POST
/
v1
/
voice
/
isolate
curl --request POST \
  --url https://geoff.ai/api/v1/voice/isolate \
  --header 'Authorization: Bearer <token>' \
  --header 'Content-Type: application/json' \
  --data '{
    "audio_url": "https://files.geoff.ai/music/track.mp3",
    "return_instrumental": true,
    "format": "wav"
  }'
{
  "data": {
    "vocals_url": "https://files.geoff.ai/output/vocals_abc123.wav",
    "vocals_b64": "...",
    "instrumental_url": "https://files.geoff.ai/output/instrumental_abc123.wav",
    "instrumental_b64": "...",
    "format": "wav",
    "sample_rate": 44100,
    "duration_s": 187.4
  },
  "trace_id": "04ede0ab069fb1ba8be5156a24b1e081"
}
Extract the vocal track from a music or mixed-audio file. Returns vocals as the primary payload; optionally returns the no-vocals instrumental stem in a separate field. Useful as a pre-processing step before voice convert when you want to swap the singer in a song, before voice clone when extracting a reference from a noisy podcast, or for stems-based remixing.

Authorization

Authorization
string
required
Bearer token. Bearer API_key.

Request Body

audio_url
string
required
Source audio URL (mp3 / wav / m4a / mp4).
return_instrumental
boolean
When true, also returns the no-vocals instrumental stem in the response.
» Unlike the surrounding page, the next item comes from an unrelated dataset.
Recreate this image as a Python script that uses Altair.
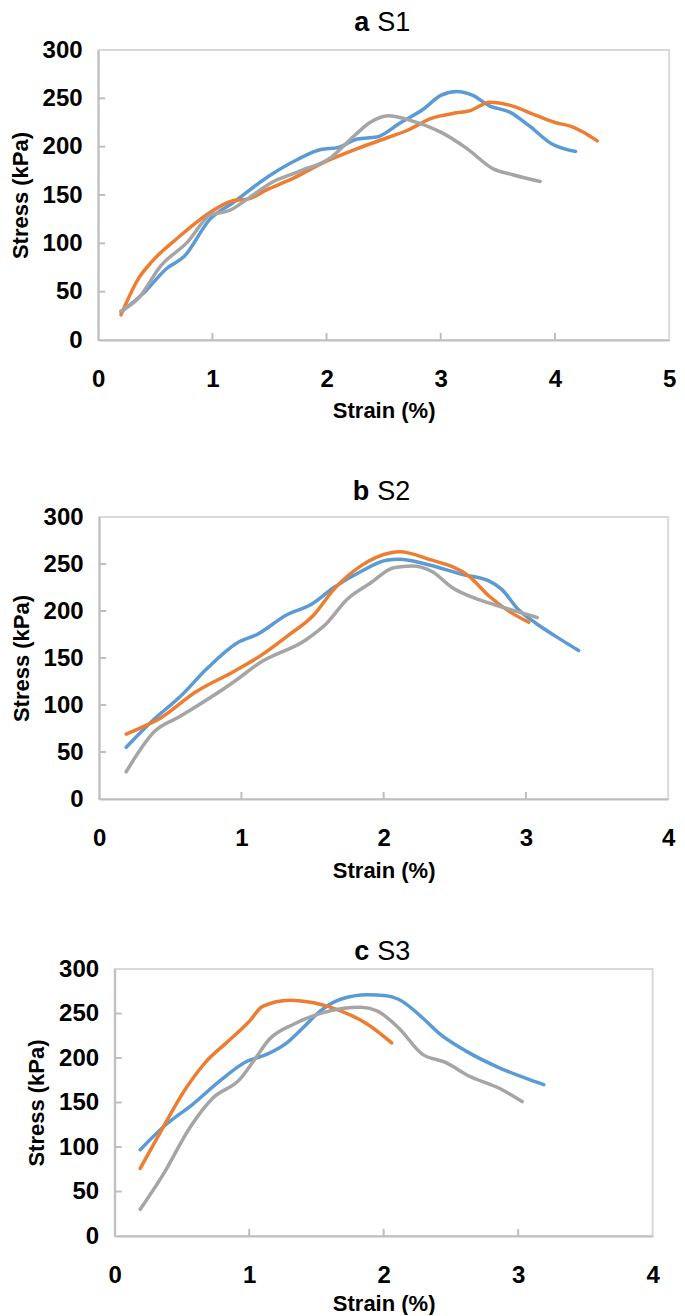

Default: false.
format
string
Output audio format. Options: wav, mp3. Default: wav.
curl --request POST \
  --url https://geoff.ai/api/v1/voice/isolate \
  --header 'Authorization: Bearer <token>' \
  --header 'Content-Type: application/json' \
  --data '{
    "audio_url": "https://files.geoff.ai/music/track.mp3",
    "return_instrumental": true,
    "format": "wav"
  }'
{
  "data": {
    "vocals_url": "https://files.geoff.ai/output/vocals_abc123.wav",
    "vocals_b64": "...",
    "instrumental_url": "https://files.geoff.ai/output/instrumental_abc123.wav",
    "instrumental_b64": "...",
    "format": "wav",
    "sample_rate": 44100,
    "duration_s": 187.4
  },
  "trace_id": "04ede0ab069fb1ba8be5156a24b1e081"
}

Notes

  • Best with clean masters: highly compressed sources (lossy at low bitrate, heavy radio compression) yield noisier separation.
  • No vocal at all? When no vocal is detected the vocals_url is still returned but the audio will be near-silent — check the duration / RMS before downstream processing.